I was just watching a live news conference held by Joe Amendola, the chief defense attorney for Jerry Sandusky, the Penn State assistant football coach charged with molesting young boys. So far, this case is so heinous and disturbing that most people seem to believe Sandusky is guilty, even though he’s not yet had his day in court. I must admit, I too have felt outrage and disgust as this case has unfolded.

But today, while watching Sandusky’s experienced and dogged defense attorney answered question after question from a mob of reporters, I was reminded of a few important points: First, I always advocate openness, honesty and cooperation for all my clients, even if they’re suffering under the glaring eye of the national media. The worst thing someone in such a position can do is use the ‘No Comment’ defense. “No Comment” nearly always translates into one thing: “I’m hiding something and, therefore, I’m guilty.” That may not be fair, but that’s how it works. I never allow my clients to do that. Never have, never will. Amendola seems to understand this. It’s been a long time since I’ve seen a defense attorney engage in such a conversation with reporters, all of it being broadcast nationally and live.
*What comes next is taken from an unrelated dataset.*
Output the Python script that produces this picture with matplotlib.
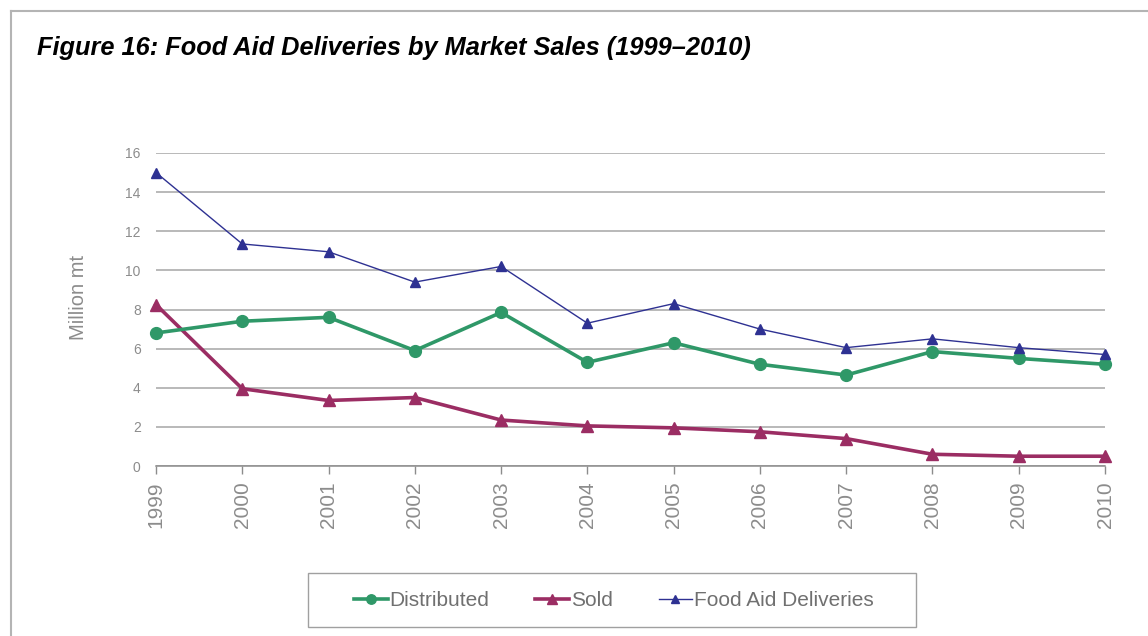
# -*- coding: utf-8 -*-
''' Food aid deliveries by market sales, 1999-2010. '''

import numpy as np
import matplotlib.pyplot as plt
from matplotlib.lines import Line2D
from matplotlib.patches import Rectangle

years = [1999, 2000, 2001, 2002, 2003, 2004, 2005, 2006, 2007, 2008, 2009, 2010]
distributed = [6.8, 7.4, 7.6, 5.9, 7.85, 5.3, 6.3, 5.2, 4.65, 5.85, 5.5, 5.2]
sold = [8.25, 3.95, 3.35, 3.5, 2.35, 2.05, 1.95, 1.75, 1.4, 0.6, 0.5, 0.5]
deliveries = [15.0, 11.35, 10.95, 9.4, 10.2, 7.3, 8.3, 7.0, 6.05, 6.5, 6.05, 5.7]
y_ticks = [0, 2, 4, 6, 8, 10, 12, 14, 16]

title = 'Figure 16: Food Aid Deliveries by Market Sales (1999\u20132010)'

plt.rcParams['font.family'] = ['Liberation Sans', 'DejaVu Sans']

GREY = '#8c8c8c'
GRID = '#a6a6a6'
W, H = 1148, 636


def make_plot():
    fig = plt.figure(figsize=(W / 100, H / 100), dpi=100)

    # page frame
    fig.add_artist(Line2D([11 / W, 1], [1 - 11 / H] * 2, color='#b4b4b4', lw=1.5,
                          transform=fig.transFigure))
    fig.add_artist(Line2D([11 / W] * 2, [0, 1 - 11 / H], color='#b4b4b4', lw=1.5,
                          transform=fig.transFigure))

    fig.text(37 / W, 1 - 48 / H, title, fontsize=18.3, fontweight='bold',
             fontstyle='italic', va='center', ha='left', color='black')

    ax = fig.add_axes([156 / W, 1 - 466 / H, (1105 - 156) / W, (466 - 153) / H])
    x = np.arange(len(years))

    ax.plot(x, deliveries, color='#2e3192', lw=1.0, marker='^', markersize=7.5,
            clip_on=False, zorder=4, label='Food Aid Deliveries')
    ax.plot(x, sold, color='#9b2d63', lw=2.6, marker='^', markersize=9,
            clip_on=False, zorder=3, label='Sold')
    ax.plot(x, distributed, color='#2f9868', lw=2.6, marker='o', markersize=8.5,
            clip_on=False, zorder=3, label='Distributed')

    ax.set_xlim(0, len(years) - 1)
    ax.set_ylim(0, 16)
    ax.set_yticks(y_ticks)
    ax.set_xticks(x)
    ax.set_xticklabels([str(y) for y in years], rotation=90, fontsize=15, color=GREY)
    ax.tick_params(axis='y', length=0, pad=11, labelsize=10, labelcolor=GREY)
    ax.tick_params(axis='x', direction='out', length=6, width=1, color=GREY, pad=5)

    ax.grid(axis='y', color=GRID, lw=1.1)
    ax.set_axisbelow(True)
    for side in ['top', 'right', 'left']:
        ax.spines[side].set_visible(False)
    ax.spines['bottom'].set_color(GREY)
    ax.spines['bottom'].set_linewidth(1.1)

    ax.set_ylabel('Million mt', fontsize=14.5, color=GREY)
    ax.yaxis.set_label_coords(-(156 - 88) / (1105 - 156), 0.54)

    # legend box
    fig.add_artist(Rectangle((308 / W, 1 - 627 / H), (916 - 308) / W, (627 - 573) / H,
                             transform=fig.transFigure, fill=False,
                             edgecolor='#a0a0a0', lw=1.0))
    handles, labels = ax.get_legend_handles_labels()
    order = [2, 1, 0]
    leg = fig.legend([handles[i] for i in order], [labels[i] for i in order],
                     loc='center', bbox_to_anchor=(614 / W, 1 - 601 / H),
                     ncol=3, fontsize=15, frameon=False,
                     handlelength=1.6, handletextpad=0.1, columnspacing=2.2,
                     markerscale=0.8)
    for t in leg.get_texts():
        t.set_color('#707070')

    fig.savefig('out.png', dpi=100)


if __name__ == '__main__':
    make_plot()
Amendola’s tirade also reminded me of some absolute fundamentals on which our justice system is based. When defendants are surrounded by the skeptical media — along with blinding, billowing smoke — that doesn’t mean they’re guilty. It’s hard for many to see that, but it’s true. Sandusky certainly appears guilty, but how could I possibly know? That’s the point isn’t it?

I’m reminded of the Duke lacrosse case. In the days following charges against the Duke students, most everyone seemed to believe the lacrosse players were guilty. The woman who had allegedly been assaulted, for some reason, seemed to become a credible accuser. The DA then, Mike Nifong, fueled the fire with his public insistence that the players were guilty, even recounting, through physical re-enactment, how he had become certain a crime had been committed. Still, the lawyers representing the players stood firm, even when they faced ridicule by some. Wade Smith, Joe Cheshire and Kerry Sutton never gave up on their clients. They insisted on their innocence even when many, including myself, had doubts. Now we all know the Duke students were innocent. Now their once ‘”credible” accuser is embroiled in a murder case that could land her in jail for a long, long time. Innocent until proven guilty? You’re damn right.

The lesson? It may sound trite, but it’s true: Americans charged with crimes are not guilty until proven otherwise — or admit their guilt. We can’t forget that. Ours is a judicial system that’s served our country well for more than 200 years.

Is Jerry Sandusky guilty? Maybe. Seems like it to me. There’s a ton of smoke pouring from this case. Still, I’m trying as hard as possible to keep an open mind. Let’s allow the system to do its job. Let’s not pass judgment until it has. As difficult as this might be, it’s the right attitude. And we should all, difficult or not, think this way.